Researchers are eyeing quantum systems, which tap the quirky behavior of the smallest particles as the key to a fundamentally new generation of atomic-scale electronics for computation and communication. But a persistent challenge has been transferring information between different types of technology, such as quantum memories and quantum processors.
"We approached this question by asking: Can we manipulate and connect quantum states of matter with sound waves?" said senior study author David Awschalom, the Liew Family Professor with the Institute for Molecular Engineering and senior scientist at Argonne National Laboratory.
One way to run a quantum computing operation is to use "spins"—a property of an electron that can be up, down or both. Scientists can use these like zeroes and ones in today's binary computer programming language. But getting this information elsewhere requires a translator, and scientists thought sound waves could help.
"The object is to couple the sound waves with the spins of electrons in the material," said graduate student Samuel Whiteley, the co-first author on the paper. "But the first challenge is to get the spins to pay attention." So they built a system with curved electrodes to concentrate the sound waves, like using a magnifying lens to focus a point of light.
The results were promising, but they needed more data.
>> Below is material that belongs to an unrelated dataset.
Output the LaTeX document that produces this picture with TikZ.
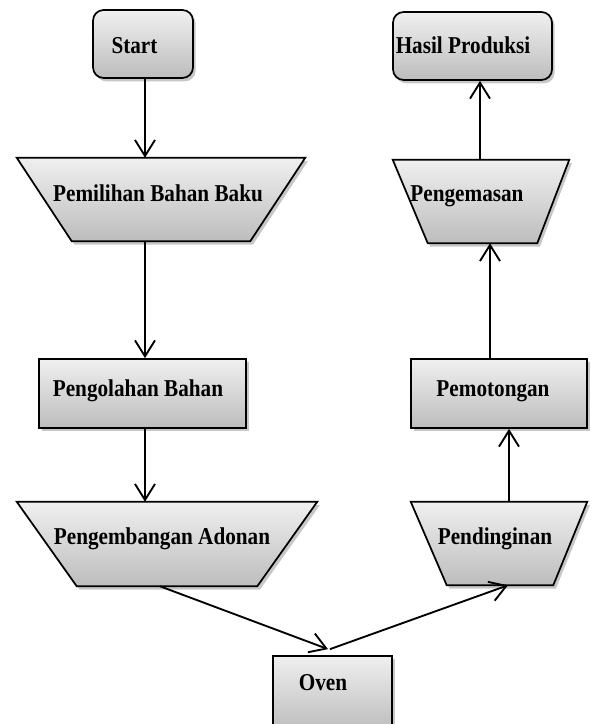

To get a better look at what was happening, they worked with scientists at the Center for Nanoscale Materials at Argonne to observe the system in real time. Essentially, they used extremely bright, powerful X-rays from the lab's giant synchrotron, the Advanced Photon Source, as a microscope to peer at the atoms inside the material as the sound waves moved through it at nearly 7,000 kilometers per second.
"This new method allows us to observe the atomic dynamics and structure in quantum materials at extremely small length scales," said Awschalom. "This is one of only a few locations worldwide with the instrumentation to directly watch atoms move in a lattice as sound waves passes through them."
One of the many surprising results, the researchers said, was that the quantum effects of sound waves were more complicated than they'd first imagined. To build a comprehensive theory behind what they were observing at the subatomic level, they turned to Prof. Giulia Galli, the Liew Family Professor at the IME and a senior scientist at Argonne. Modeling the system involves marshalling the interactions of every single particle in the system, which grows exponentially, Awschalom said, "but Professor Galli is a world expert in taking this kind of challenging problem and interpreting the underlying physics, which allowed us to further improve the system."
It's normally difficult to send quantum information for more than a few microns, said Whiteley—that's the width of a single strand of spider silk. This technique could extend control across an entire chip or wafer.
"The results gave us new ways to control our systems, and opens venues of research and technological applications such as quantum sensing," said postdoctoral researcher Gary Wolfowicz, the other co-first author of the study.
The discovery is another from the University of Chicago's world-leading program in quantum information science and engineering; Awschalom is currently leading a project to build a quantum "teleportation" network between Argonne and Fermi National Accelerator Laboratory to test principles for a potentially unhackable communications system.